Information


Name: Northern Cheyenne

Tribe: Cheyenne

Population: 4,470

Native: 91%

Counties: Rosebud
Big Horn

"The faster she drove, the madder she was," says her daughter, Thilla Red Bird.

And when she was upset, they knew they were going to get beaten.

"She'd hit me with anything she could find," Red Bird says. "Fly swatter, fan belt, wooden spoon, chokecherry stick—those ones actually rip the skin open."

Red Bird, 36, says there were happy times in her childhood, but those were phony happy times.

"We had to play a wonderful family, be a Brady Bunch when somebody came over. Everyone thought we were a perfect family," Red Bird says. "I ruined that perfection when I became suicidal."

She immediately ducks her head to wipe the tear streaming down her cheek.

She tried to kill herself when she was 12.

Sometimes Red Bird feels the pain again, the pressure of her uncle on top of her. Her wrists and ankles hurt from being tied down together. She screams and feels her face being smothered by a pillow.

When it's over, Red Bird opens her eyes and wakes up sweating. He's not there, and the pressure on her wrist is just the weight of her bracelets and watch. She used to take her socks off and be scared by the ankle lines left by the elastic bands. They were just like the lines that made their mark when she was tied up. It's why to this day she won't wear a bracelet or socks, even in the coldest weather.

This nightmarish vision is a part of her post-traumatic stress disorder. She still suffers from the abuse, 23 years later.

"All I can say is (sexual abuse) isn't normal when I thought it was normal the whole time," Red Bird says, as more tears fall. She promptly wipes each one away. "What's hard for me to finally realize is that I am a good person and it's not my fault."

Red Bird has four kids now and is determined that three generations of abuse will stop with her.

"So what if my grandma went through it? So what if my mom did? My kids don't have to go through it," she says.

Outside her house, Benjamin and Naomi, ages 4 and 6, play in the snow.

Benjamin makes a snowball, and mischievously looks at his big sister. He waits for the right moment, and tosses it at her.

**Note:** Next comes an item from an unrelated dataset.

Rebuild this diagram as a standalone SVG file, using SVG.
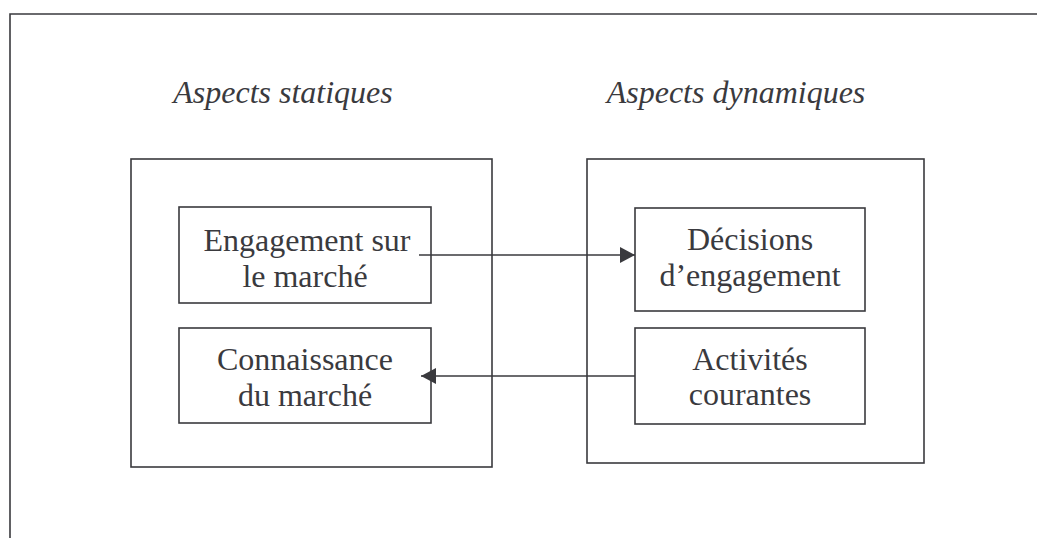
<svg xmlns="http://www.w3.org/2000/svg" width="1037" height="538" viewBox="0 0 1037 538">
  <defs>
    <style>
      .box { fill: none; stroke: #3a3a3e; stroke-width: 1.6; }
      .lbl { font-family: "Liberation Serif", "Times New Roman", serif; font-size: 32px; fill: #3a3a3e; text-anchor: middle; }
      .ttl { font-style: italic; }
      .conn { stroke: #3a3a3e; stroke-width: 1.6; fill: none; }
    </style>
    <marker id="ah" viewBox="0 0 15 16" refX="15" refY="8" markerWidth="15" markerHeight="16" markerUnits="userSpaceOnUse" orient="auto">
      <path d="M0,0 L15,8 L0,16 Z" fill="#3a3a3e"/>
    </marker>
  </defs>
  <rect width="1037" height="538" fill="#ffffff"/>
  <g id="frame">
    <path class="box" d="M10,538 L10,14 L1037,14"/>
  </g>
  <g id="title-static">
    <text class="lbl ttl" x="283" y="103">Aspects statiques</text>
  </g>
  <g id="title-dynamic">
    <text class="lbl ttl" x="736" y="103">Aspects dynamiques</text>
  </g>
  <g id="static-group">
    <rect class="box" x="131" y="159" width="361" height="308"/>
  </g>
  <g id="dynamic-group">
    <rect class="box" x="587" y="159" width="337" height="304"/>
  </g>
  <g id="engagement-marche">
    <rect class="box" x="179" y="207" width="252" height="96"/>
    <text class="lbl" x="307" y="251">Engagement sur</text>
    <text class="lbl" x="305" y="287">le marché</text>
  </g>
  <g id="connaissance-marche">
    <rect class="box" x="179" y="328" width="252" height="95"/>
    <text class="lbl" x="305" y="370">Connaissance</text>
    <text class="lbl" x="305" y="406">du marché</text>
  </g>
  <g id="decisions-engagement">
    <rect class="box" x="635" y="208" width="230" height="103"/>
    <text class="lbl" x="750" y="250">Décisions</text>
    <text class="lbl" x="750" y="286">d’engagement</text>
  </g>
  <g id="activites-courantes">
    <rect class="box" x="635" y="328" width="230" height="96"/>
    <text class="lbl" x="750" y="370">Activités</text>
    <text class="lbl" x="750" y="405">courantes</text>
  </g>
  <g id="connectors">
    <line class="conn" x1="419" y1="255" x2="635" y2="255" marker-end="url(#ah)"/>
    <line class="conn" x1="635" y1="376" x2="421" y2="376" marker-end="url(#ah)"/>
  </g>
</svg>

Their mom finishes mopping the floors and calls them inside, making sure they take off their shoes before entering. They abandon their muddy shoes in a pile at the door, going inside to play with their aunt, cousin and older brother Caleb. Red Bird notices the dried mud caked on Benjamin's arm and sighs in defeat.

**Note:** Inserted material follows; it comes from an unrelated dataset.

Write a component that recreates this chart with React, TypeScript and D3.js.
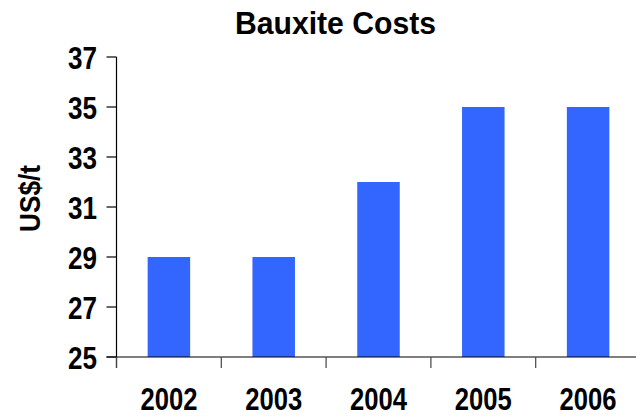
import React, { useRef, useEffect } from 'react';
import * as d3 from 'd3';

const years = ['2002', '2003', '2004', '2005', '2006'];
const costs = [29, 29, 32, 35, 35];
const yTicks = [25, 27, 29, 31, 33, 35, 37];

// narrow bold look: Liberation Sans squeezed with textLength
const FONT = "'Liberation Sans', Arial, sans-serif";

const App = () => {
  const svgRef = useRef<SVGSVGElement>(null);

  useEffect(() => {
    d3.select(svgRef.current).selectAll('*').remove();

    const width = 636;
    const height = 417;
    const left = 116.5;
    const right = 640.5;
    const top = 57;
    const bottom = 357;

    const svg = d3.select(svgRef.current)
      .attr('width', width)
      .attr('height', height)
      .style('background', '#fff');

    const x = d3.scaleBand().domain(years).range([left, right]).paddingInner(0).paddingOuter(0);
    const y = d3.scaleLinear().domain([25, 37]).range([bottom, top]);

    // bars
    const barW = 42.5;
    svg.selectAll('rect.bar')
      .data(costs)
      .enter()
      .append('rect')
      .attr('class', 'bar')
      .attr('x', (d, i) => x(years[i])! + x.bandwidth() / 2 - barW / 2)
      .attr('y', d => y(d))
      .attr('width', barW)
      .attr('height', d => bottom - y(d))
      .attr('fill', '#3366ff');

    // y axis
    svg.append('line')
      .attr('x1', left).attr('x2', left)
      .attr('y1', top).attr('y2', bottom + 11)
      .attr('stroke', '#000').attr('stroke-width', 1.2);

    svg.selectAll('line.ytick')
      .data(yTicks)
      .enter()
      .append('line')
      .attr('x1', left - 10).attr('x2', left)
      .attr('y1', d => y(d)).attr('y2', d => y(d))
      .attr('stroke', '#000').attr('stroke-width', 1.2);

    svg.selectAll('text.ylab')
      .data(yTicks)
      .enter()
      .append('text')
      .attr('x', 97)
      .attr('y', d => y(d) + 11.5)
      .attr('text-anchor', 'end')
      .attr('textLength', 29)
      .attr('lengthAdjust', 'spacingAndGlyphs')
      .style('font-family', FONT)
      .style('font-weight', 'bold')
      .style('font-size', '30.5px')
      .attr('fill', '#000')
      .text(d => d);

    // x axis
    svg.append('line')
      .attr('x1', left - 10).attr('x2', width)
      .attr('y1', bottom).attr('y2', bottom)
      .attr('stroke', '#000').attr('stroke-width', 1.2);

    svg.selectAll('line.xtick')
      .data(years)
      .enter()
      .append('line')
      .attr('x1', d => x(d)!).attr('x2', d => x(d)!)
      .attr('y1', bottom).attr('y2', bottom + 11)
      .attr('stroke', '#444').attr('stroke-width', 1.2);

    svg.selectAll('text.xlab')
      .data(years)
      .enter()
      .append('text')
      .attr('x', d => x(d)! + x.bandwidth() / 2)
      .attr('y', 410)
      .attr('text-anchor', 'middle')
      .attr('textLength', 57)
      .attr('lengthAdjust', 'spacingAndGlyphs')
      .style('font-family', FONT)
      .style('font-weight', 'bold')
      .style('font-size', '30.5px')
      .attr('fill', '#000')
      .text(d => d);

    // title
    svg.append('text')
      .attr('x', 335.5)
      .attr('y', 33.5)
      .attr('text-anchor', 'middle')
      .attr('textLength', 201)
      .attr('lengthAdjust', 'spacingAndGlyphs')
      .style('font-family', FONT)
      .style('font-weight', 'bold')
      .style('font-size', '32px')
      .attr('fill', '#000')
      .text('Bauxite Costs');

    // y label
    svg.append('text')
      .attr('transform', 'translate(39.5, 198.5) rotate(-90)')
      .attr('text-anchor', 'middle')
      .attr('textLength', 67)
      .attr('lengthAdjust', 'spacingAndGlyphs')
      .style('font-family', FONT)
      .style('font-weight', 'bold')
      .style('font-size', '30px')
      .attr('fill', '#000')
      .text('US$/t');
  }, []);

  return (
    <svg ref={svgRef} style={{ position: 'absolute', left: 0, top: 0 }}></svg>
  );
};

export default App;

"I can't keep him clean for nothing," she says, smiling.

Red Bird does the dishes while everyone else encircles the kitchen table, rolling a bouncy ball from person to person.

"Keep it rolling!" Benjamin yells.

After the game, Benjamin throws the bouncy ball at his sister, hitting her in the back.

Benjamin's aunt sees, and immediately tells him no. It's not OK to hurt someone else.

Benjamin and Naomi have never been abused, and neither, she says, have her older children, who are 17 and 12 years old.

People always told Red Bird it would be hard to break the cycle. But she knows what to do differently.

"I know what I have to change," she says. "I'm finally talking about all this."